**Data lines**
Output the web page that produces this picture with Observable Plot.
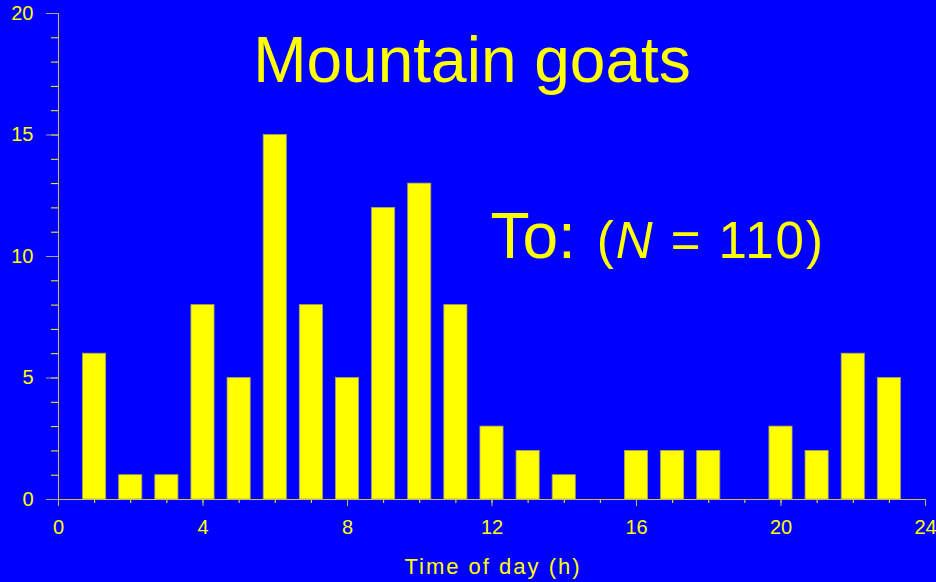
<!DOCTYPE html>
<html>
<head>
<meta charset="utf-8">
<script src="https://cdn.jsdelivr.net/npm/d3@7"></script>
<script src="https://cdn.jsdelivr.net/npm/@observablehq/plot@0.6"></script>
<style>
  html, body { margin: 0; padding: 0; background: #0000ff; }
</style>
</head>
<body>
<div id="chart"></div>
<script>
const hours = [1,2,3,4,5,6,7,8,9,10,11,12,13,14,15,16,17,18,19,20,21,22,23];
const counts = [6,1,1,8,5,15,8,5,12,13,8,3,2,1,0,2,2,2,0,3,2,6,5];
const xMajorTicks = [0,4,8,12,16,20,24];
const xMinorTicks = d3.range(0, 25, 1);
const yMajorTicks = [0,5,10,15,20];
const yMinorTicks = d3.range(0, 21, 1);
const titleText = "Mountain goats";
const groupText = "To: (N = 110)";
const xLabel = "Time of day (h)";

const data = hours.map((h, i) => ({h, n: counts[i]})).filter(d => d.n > 0);
const yellow = "#ffff00";
const axisColor = "#c8bd5c";

const chart = Plot.plot({
  width: 936,
  height: 582,
  marginLeft: 58,
  marginRight: 11,
  marginTop: 13,
  marginBottom: 83,
  style: {background: "#0000ff", color: yellow, fontFamily: "'Liberation Sans', Arial, sans-serif", overflow: "visible"},
  x: {domain: [0, 24]},
  y: {domain: [0, 20]},
  marks: [
    Plot.rectY(data, {x1: d => d.h - 0.32, x2: d => d.h + 0.32, y: "n", fill: yellow, stroke: "#a6a25a", strokeWidth: 0.8}),
    Plot.axisY(yMinorTicks, {tickSize: 7, tickFormat: () => "", label: null, stroke: yellow}),
    Plot.axisY(yMajorTicks, {tickSize: 12, tickPadding: 13, fontSize: 20, label: null, stroke: "#aaa68a", fill: yellow}),
    Plot.axisX(xMinorTicks, {tickSize: 4, tickFormat: () => "", label: null, stroke: yellow}),
    Plot.axisX(xMajorTicks, {tickSize: 7, tickPadding: 13, fontSize: 20, label: null, stroke: "#c8bd5c", fill: yellow}),
    Plot.ruleX([0], {stroke: axisColor, y1: 0, y2: 20}),
    Plot.ruleY([0], {stroke: axisColor, x1: 0, x2: 24}),
    Plot.text([titleText], {frameAnchor: "top", dx: -20, dy: 68, lineAnchor: "bottom", textAnchor: "middle", fontSize: 64, fill: yellow}),
    Plot.text([groupText], {frameAnchor: "top-left", dx: 432, dy: 244, lineAnchor: "bottom", textAnchor: "start", fontSize: 64, fill: yellow}),
    Plot.text([xLabel], {frameAnchor: "bottom", dx: 1, dy: 74, lineAnchor: "bottom", textAnchor: "middle", fontSize: 22, fill: yellow})
  ]
});

for (const t of chart.querySelectorAll("text")) {
  if (t.textContent === groupText) {
    t.innerHTML = 'To: <tspan font-size="51" dx="3" letter-spacing="2">(<tspan font-style="italic">N</tspan> = 110)</tspan>';
  } else if (t.textContent === xLabel) {
    t.setAttribute("letter-spacing", "2");
    t.style.letterSpacing = "2px";
  }
}
document.getElementById("chart").appendChild(chart);
</script>
</body>
</html>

**Exercise aim**
Replicate the material above verbatim; images stay out of the copy.

**Written solution**
Output the web page that produces this picture with Observable Plot.
<!DOCTYPE html>
<html>
<head>
<meta charset="utf-8">
<script src="https://cdn.jsdelivr.net/npm/d3@7"></script>
<script src="https://cdn.jsdelivr.net/npm/@observablehq/plot@0.6"></script>
<style>
  html, body { margin: 0; padding: 0; background: #0000ff; }
</style>
</head>
<body>
<div id="chart"></div>
<script>
const hours = [1,2,3,4,5,6,7,8,9,10,11,12,13,14,15,16,17,18,19,20,21,22,23];
const counts = [6,1,1,8,5,15,8,5,12,13,8,3,2,1,0,2,2,2,0,3,2,6,5];
const xMajorTicks = [0,4,8,12,16,20,24];
const xMinorTicks = d3.range(0, 25, 1);
const yMajorTicks = [0,5,10,15,20];
const yMinorTicks = d3.range(0, 21, 1);
const titleText = "Mountain goats";
const groupText = "To: (N = 110)";
const xLabel = "Time of day (h)";

const data = hours.map((h, i) => ({h, n: counts[i]})).filter(d => d.n > 0);
const yellow = "#ffff00";
const axisColor = "#c8bd5c";

const chart = Plot.plot({
  width: 936,
  height: 582,
  marginLeft: 58,
  marginRight: 11,
  marginTop: 13,
  marginBottom: 83,
  style: {background: "#0000ff", color: yellow, fontFamily: "'Liberation Sans', Arial, sans-serif", overflow: "visible"},
  x: {domain: [0, 24]},
  y: {domain: [0, 20]},
  marks: [
    Plot.rectY(data, {x1: d => d.h - 0.32, x2: d => d.h + 0.32, y: "n", fill: yellow, stroke: "#a6a25a", strokeWidth: 0.8}),
    Plot.axisY(yMinorTicks, {tickSize: 7, tickFormat: () => "", label: null, stroke: yellow}),
    Plot.axisY(yMajorTicks, {tickSize: 12, tickPadding: 13, fontSize: 20, label: null, stroke: "#aaa68a", fill: yellow}),
    Plot.axisX(xMinorTicks, {tickSize: 4, tickFormat: () => "", label: null, stroke: yellow}),
    Plot.axisX(xMajorTicks, {tickSize: 7, tickPadding: 13, fontSize: 20, label: null, stroke: "#c8bd5c", fill: yellow}),
    Plot.ruleX([0], {stroke: axisColor, y1: 0, y2: 20}),
    Plot.ruleY([0], {stroke: axisColor, x1: 0, x2: 24}),
    Plot.text([titleText], {frameAnchor: "top", dx: -20, dy: 68, lineAnchor: "bottom", textAnchor: "middle", fontSize: 64, fill: yellow}),
    Plot.text([groupText], {frameAnchor: "top-left", dx: 432, dy: 244, lineAnchor: "bottom", textAnchor: "start", fontSize: 64, fill: yellow}),
    Plot.text([xLabel], {frameAnchor: "bottom", dx: 1, dy: 74, lineAnchor: "bottom", textAnchor: "middle", fontSize: 22, fill: yellow})
  ]
});

for (const t of chart.querySelectorAll("text")) {
  if (t.textContent === groupText) {
    t.innerHTML = 'To: <tspan font-size="51" dx="3" letter-spacing="2">(<tspan font-style="italic">N</tspan> = 110)</tspan>';
  } else if (t.textContent === xLabel) {
    t.setAttribute("letter-spacing", "2");
    t.style.letterSpacing = "2px";
  }
}
document.getElementById("chart").appendChild(chart);
</script>
</body>
</html>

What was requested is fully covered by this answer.